Spotify's sleep timer is an example of good product management

Juzero 2022. 2. 17. 14:30

We all know Spotify, the music streaming giant that essentially replaced our phones; music players. I want to talk about a feature I just recently discovered(yes, a couple of years late), the sleep timer.

 

you probably had a time in your life when listened to music until you fall asleep. Some users might be even doing it regulary every time they go to bed. Once you fall asleep, your music continues to play - draining your battery or in Spotify's case, paying royalties for the songs that played.

 

Let's estimate how much Spotify pays for your late nigh senanigans listening to Taylor Swfit, as you imagine a heart break that you ave never experienced. Spotify pays an average of $0.004 per stream. Assuming you sleep 7 hours, and an average song lenght of about 3 munites, that is a total of $0.56 Spotify has to pay artists you have litened to that time. Not that bad for Spotify until you realized that they have an active user base of 381 million users as of Q3 2021.

 

Now, not everybody is listening to music to sleep. Let's assume 1% of their users do that at least once a month. In reality it might be less than that 9or more), but let's jus thinkg that the overall number looks like that when you consider people doing it more regularly or more than once a month. That is a littel more than $2M dollars a month for Spotify.
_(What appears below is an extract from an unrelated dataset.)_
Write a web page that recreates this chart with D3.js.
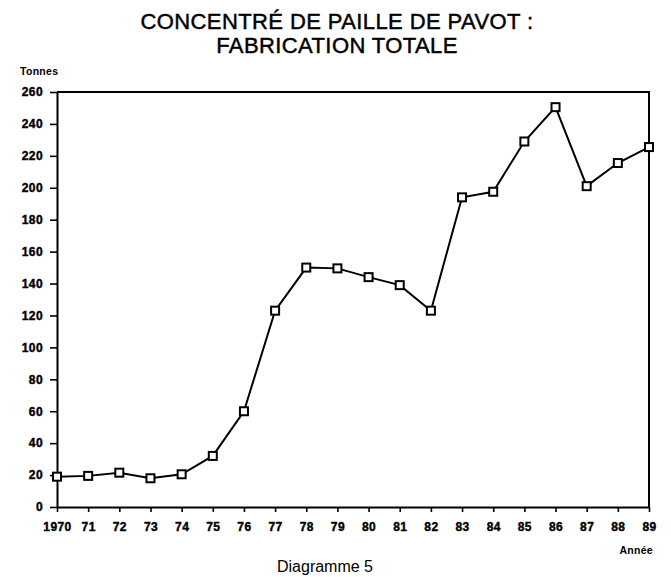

This is far from accurate, but this gives you an idea how much they pay for "un-listened" music.

 

I thing the sleep timer feature is a brilliant example of good product managment. You introduced something that helps both the users and the company. I don't know exactly how this feature went into the ususal development life cycle. I can just imagine the data scientist converting the UTC timestamps into local itmestamps, finding out the number of continuous plays increasing through the night. I imagine the product owner giving a presentation on how this feacture, if used by even a fraction of theses so called music sleepers, can reduce the royalties up to millions. These types of decisions don't nexcessarly be known to users, but as a developers myself, I really appreciate things like this. It shows how even the most "basic" feature can impact both the company and their users in such a positive way. So, to all the onces involved in this feature in Spotify, know that I see you, awsome job!